● Problem to solve
Copy the listing verbatim, excluding any images found in it.

● Supplied material
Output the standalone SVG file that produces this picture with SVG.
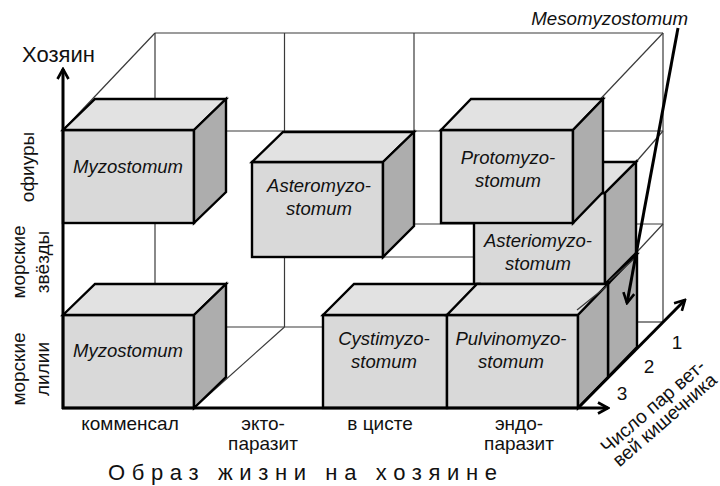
<svg xmlns="http://www.w3.org/2000/svg" width="720" height="486" viewBox="0 0 720 486">
<style>
.grid{stroke:#3a3a3a;stroke-width:1.2;fill:none}
.front{fill:#d9d9d9;stroke:#000;stroke-width:2.4;stroke-linejoin:miter}
.top{fill:#e2e2e2;stroke:#000;stroke-width:2.4;stroke-linejoin:miter}
.side{fill:#adadad;stroke:#000;stroke-width:2.4;stroke-linejoin:miter}
.lbl{font-family:"Liberation Sans",Arial,sans-serif;font-style:italic;font-size:18.5px;fill:#111;text-anchor:middle}
.txt{font-family:"Liberation Sans",Arial,sans-serif;font-size:19px;fill:#111;text-anchor:middle}
.axis{stroke:#000;stroke-width:3;fill:none}
</style>
<defs>
<marker id="ah" viewBox="0 0 14 14" refX="12" refY="7" markerWidth="14" markerHeight="14" markerUnits="userSpaceOnUse" orient="auto">
<path d="M2,1.5 L12,7 L2,12.5" fill="none" stroke="#000" stroke-width="2.6"/>
</marker>
</defs>
<g id="connectors">
<g id="grid">
<line class="grid" x1="155" y1="33" x2="663" y2="33"/>
<line class="grid" x1="63" y1="130" x2="155" y2="33"/>
<line class="grid" x1="571" y1="130" x2="663" y2="33"/>
<line class="grid" x1="155" y1="33" x2="155" y2="327"/>
<line class="grid" x1="284.5" y1="33" x2="284.5" y2="327"/>
<line class="grid" x1="414" y1="33" x2="414" y2="132"/>
<line class="grid" x1="663" y1="33" x2="663" y2="322"/>
<line class="grid" x1="155" y1="131" x2="663" y2="131"/>
<line class="grid" x1="414" y1="224" x2="663" y2="224"/>
<line class="grid" x1="383" y1="257" x2="474" y2="257"/>
<line class="grid" x1="155" y1="327" x2="323" y2="327"/>
<line class="grid" x1="637" y1="322" x2="663" y2="322"/>
<line class="grid" x1="284.5" y1="327" x2="194" y2="408"/>
<line class="grid" x1="663" y1="131" x2="636" y2="162"/>
<line class="grid" x1="663" y1="224" x2="636" y2="253"/>
</g>
</g>
<g id="astero">
<rect class="front" x="252" y="162" width="131" height="95"/>
<polygon class="top" points="252,162 283,132 414,132 383,162"/>
<polygon class="side" points="383,162 414,132 414,226 383,257"/>
<text class="lbl" x="319" y="192">Asteromyzo-</text>
<text class="lbl" x="319" y="215">stomum</text>
</g>
<g id="meso">
<rect class="front" x="477" y="284" width="131" height="93"/>
<polygon class="top" points="477,284 506,254 637,254 608,284"/>
<polygon class="side" points="608,284 637,254 637,347 608,377"/>
</g>
<g id="asterio">
<rect class="front" x="474" y="193" width="131" height="91"/>
<polygon class="top" points="474,193 505,162 636,162 605,193"/>
<polygon class="side" points="605,193 636,162 636,253 605,284"/>
<text class="lbl" x="538" y="247">Asteriomyzo-</text>
<text class="lbl" x="538" y="270">stomum</text>
</g>
<g id="proto">
<rect class="front" x="441" y="130" width="132" height="93"/>
<polygon class="top" points="441,130 471,99 603,99 573,130"/>
<polygon class="side" points="573,130 603,99 603,192 573,223"/>
<text class="lbl" x="508" y="164">Protomyzo-</text>
<text class="lbl" x="508" y="187">stomum</text>
</g>
<g id="myzo-top">
<rect class="front" x="63" y="130" width="131" height="93"/>
<polygon class="top" points="63,130 95,99 226,99 194,130"/>
<polygon class="side" points="194,130 226,99 226,192 194,223"/>
<text class="lbl" x="128" y="173">Myzostomum</text>
</g>
<g id="myzo-bottom">
<rect class="front" x="63" y="315" width="131" height="93"/>
<polygon class="top" points="63,315 95,284 226,284 194,315"/>
<polygon class="side" points="194,315 226,284 226,377 194,408"/>
<text class="lbl" x="128" y="357">Myzostomum</text>
</g>
<g id="cysti">
<rect class="front" x="323" y="315" width="124" height="93"/>
<polygon class="top" points="323,315 354,284 478,284 447,315"/>
<text class="lbl" x="384" y="345">Cystimyzo-</text>
<text class="lbl" x="384" y="368">stomum</text>
</g>
<g id="pulvino">
<rect class="front" x="447" y="315" width="131" height="93"/>
<polygon class="top" points="447,315 477,284 608,284 578,315"/>
<polygon class="side" points="578,315 608,284 608,377 578,408"/>
<text class="lbl" x="511" y="345">Pulvinomyzo-</text>
<text class="lbl" x="511" y="368">stomum</text>
</g>
<g id="overlines">
<line class="grid" x1="577" y1="310" x2="607" y2="286"/>
<line class="grid" x1="609" y1="281" x2="634" y2="259"/>
</g>
<g id="axes">
<line class="axis" x1="63" y1="409" x2="63" y2="69" marker-end="url(#ah)"/>
<line class="axis" x1="62" y1="408" x2="608" y2="408" marker-end="url(#ah)"/>
<line class="axis" x1="578" y1="408" x2="685" y2="300" marker-end="url(#ah)"/>
<line class="axis" x1="678" y1="28" x2="627" y2="303" stroke-width="2.6" marker-end="url(#ah)"/>
</g>
<g id="labels">
<text x="688" y="25" font-family="'Liberation Sans',Arial,sans-serif" font-style="italic" font-size="18.7" text-anchor="end" fill="#111">Mesomyzostomum</text>
<text x="22" y="62" font-family="'Liberation Sans',Arial,sans-serif" font-size="22" fill="#111">Хозяин</text>
<text class="txt" transform="translate(34,167) rotate(-90)">офиуры</text>
<text class="txt" transform="translate(25,262) rotate(-90)">морские</text>
<text class="txt" transform="translate(49,262) rotate(-90)">звёзды</text>
<text class="txt" transform="translate(25,369) rotate(-90)">морские</text>
<text class="txt" transform="translate(49,369) rotate(-90)">лилии</text>
<text class="txt" x="130" y="430">комменсал</text>
<text class="txt" x="263" y="430">экто-</text>
<text class="txt" x="263" y="450">паразит</text>
<text class="txt" x="380" y="430">в цисте</text>
<text class="txt" x="519" y="430">эндо-</text>
<text class="txt" x="519" y="450">паразит</text>
<text x="108" y="480" font-family="'Liberation Sans',Arial,sans-serif" font-size="22" fill="#111" textLength="389" lengthAdjust="spacing">Образ жизни на хозяине</text>
<text class="txt" x="677" y="349" font-size="20.5">1</text>
<text class="txt" x="649" y="373" font-size="20.5">2</text>
<text class="txt" x="622" y="400" font-size="20.5">3</text>
<text class="txt" font-size="15.5" transform="translate(657,411) rotate(-41)">Число пар вет-<tspan x="0" dy="18">вей кишечника</tspan></text>
</g>
</svg>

● Answer to the task
Output the standalone SVG file that produces this picture with SVG.
<svg xmlns="http://www.w3.org/2000/svg" width="720" height="486" viewBox="0 0 720 486">
<style>
.grid{stroke:#3a3a3a;stroke-width:1.2;fill:none}
.front{fill:#d9d9d9;stroke:#000;stroke-width:2.4;stroke-linejoin:miter}
.top{fill:#e2e2e2;stroke:#000;stroke-width:2.4;stroke-linejoin:miter}
.side{fill:#adadad;stroke:#000;stroke-width:2.4;stroke-linejoin:miter}
.lbl{font-family:"Liberation Sans",Arial,sans-serif;font-style:italic;font-size:18.5px;fill:#111;text-anchor:middle}
.txt{font-family:"Liberation Sans",Arial,sans-serif;font-size:19px;fill:#111;text-anchor:middle}
.axis{stroke:#000;stroke-width:3;fill:none}
</style>
<defs>
<marker id="ah" viewBox="0 0 14 14" refX="12" refY="7" markerWidth="14" markerHeight="14" markerUnits="userSpaceOnUse" orient="auto">
<path d="M2,1.5 L12,7 L2,12.5" fill="none" stroke="#000" stroke-width="2.6"/>
</marker>
</defs>
<g id="connectors">
<g id="grid">
<line class="grid" x1="155" y1="33" x2="663" y2="33"/>
<line class="grid" x1="63" y1="130" x2="155" y2="33"/>
<line class="grid" x1="571" y1="130" x2="663" y2="33"/>
<line class="grid" x1="155" y1="33" x2="155" y2="327"/>
<line class="grid" x1="284.5" y1="33" x2="284.5" y2="327"/>
<line class="grid" x1="414" y1="33" x2="414" y2="132"/>
<line class="grid" x1="663" y1="33" x2="663" y2="322"/>
<line class="grid" x1="155" y1="131" x2="663" y2="131"/>
<line class="grid" x1="414" y1="224" x2="663" y2="224"/>
<line class="grid" x1="383" y1="257" x2="474" y2="257"/>
<line class="grid" x1="155" y1="327" x2="323" y2="327"/>
<line class="grid" x1="637" y1="322" x2="663" y2="322"/>
<line class="grid" x1="284.5" y1="327" x2="194" y2="408"/>
<line class="grid" x1="663" y1="131" x2="636" y2="162"/>
<line class="grid" x1="663" y1="224" x2="636" y2="253"/>
</g>
</g>
<g id="astero">
<rect class="front" x="252" y="162" width="131" height="95"/>
<polygon class="top" points="252,162 283,132 414,132 383,162"/>
<polygon class="side" points="383,162 414,132 414,226 383,257"/>
<text class="lbl" x="319" y="192">Asteromyzo-</text>
<text class="lbl" x="319" y="215">stomum</text>
</g>
<g id="meso">
<rect class="front" x="477" y="284" width="131" height="93"/>
<polygon class="top" points="477,284 506,254 637,254 608,284"/>
<polygon class="side" points="608,284 637,254 637,347 608,377"/>
</g>
<g id="asterio">
<rect class="front" x="474" y="193" width="131" height="91"/>
<polygon class="top" points="474,193 505,162 636,162 605,193"/>
<polygon class="side" points="605,193 636,162 636,253 605,284"/>
<text class="lbl" x="538" y="247">Asteriomyzo-</text>
<text class="lbl" x="538" y="270">stomum</text>
</g>
<g id="proto">
<rect class="front" x="441" y="130" width="132" height="93"/>
<polygon class="top" points="441,130 471,99 603,99 573,130"/>
<polygon class="side" points="573,130 603,99 603,192 573,223"/>
<text class="lbl" x="508" y="164">Protomyzo-</text>
<text class="lbl" x="508" y="187">stomum</text>
</g>
<g id="myzo-top">
<rect class="front" x="63" y="130" width="131" height="93"/>
<polygon class="top" points="63,130 95,99 226,99 194,130"/>
<polygon class="side" points="194,130 226,99 226,192 194,223"/>
<text class="lbl" x="128" y="173">Myzostomum</text>
</g>
<g id="myzo-bottom">
<rect class="front" x="63" y="315" width="131" height="93"/>
<polygon class="top" points="63,315 95,284 226,284 194,315"/>
<polygon class="side" points="194,315 226,284 226,377 194,408"/>
<text class="lbl" x="128" y="357">Myzostomum</text>
</g>
<g id="cysti">
<rect class="front" x="323" y="315" width="124" height="93"/>
<polygon class="top" points="323,315 354,284 478,284 447,315"/>
<text class="lbl" x="384" y="345">Cystimyzo-</text>
<text class="lbl" x="384" y="368">stomum</text>
</g>
<g id="pulvino">
<rect class="front" x="447" y="315" width="131" height="93"/>
<polygon class="top" points="447,315 477,284 608,284 578,315"/>
<polygon class="side" points="578,315 608,284 608,377 578,408"/>
<text class="lbl" x="511" y="345">Pulvinomyzo-</text>
<text class="lbl" x="511" y="368">stomum</text>
</g>
<g id="overlines">
<line class="grid" x1="577" y1="310" x2="607" y2="286"/>
<line class="grid" x1="609" y1="281" x2="634" y2="259"/>
</g>
<g id="axes">
<line class="axis" x1="63" y1="409" x2="63" y2="69" marker-end="url(#ah)"/>
<line class="axis" x1="62" y1="408" x2="608" y2="408" marker-end="url(#ah)"/>
<line class="axis" x1="578" y1="408" x2="685" y2="300" marker-end="url(#ah)"/>
<line class="axis" x1="678" y1="28" x2="627" y2="303" stroke-width="2.6" marker-end="url(#ah)"/>
</g>
<g id="labels">
<text x="688" y="25" font-family="'Liberation Sans',Arial,sans-serif" font-style="italic" font-size="18.7" text-anchor="end" fill="#111">Mesomyzostomum</text>
<text x="22" y="62" font-family="'Liberation Sans',Arial,sans-serif" font-size="22" fill="#111">Хозяин</text>
<text class="txt" transform="translate(34,167) rotate(-90)">офиуры</text>
<text class="txt" transform="translate(25,262) rotate(-90)">морские</text>
<text class="txt" transform="translate(49,262) rotate(-90)">звёзды</text>
<text class="txt" transform="translate(25,369) rotate(-90)">морские</text>
<text class="txt" transform="translate(49,369) rotate(-90)">лилии</text>
<text class="txt" x="130" y="430">комменсал</text>
<text class="txt" x="263" y="430">экто-</text>
<text class="txt" x="263" y="450">паразит</text>
<text class="txt" x="380" y="430">в цисте</text>
<text class="txt" x="519" y="430">эндо-</text>
<text class="txt" x="519" y="450">паразит</text>
<text x="108" y="480" font-family="'Liberation Sans',Arial,sans-serif" font-size="22" fill="#111" textLength="389" lengthAdjust="spacing">Образ жизни на хозяине</text>
<text class="txt" x="677" y="349" font-size="20.5">1</text>
<text class="txt" x="649" y="373" font-size="20.5">2</text>
<text class="txt" x="622" y="400" font-size="20.5">3</text>
<text class="txt" font-size="15.5" transform="translate(657,411) rotate(-41)">Число пар вет-<tspan x="0" dy="18">вей кишечника</tspan></text>
</g>
</svg>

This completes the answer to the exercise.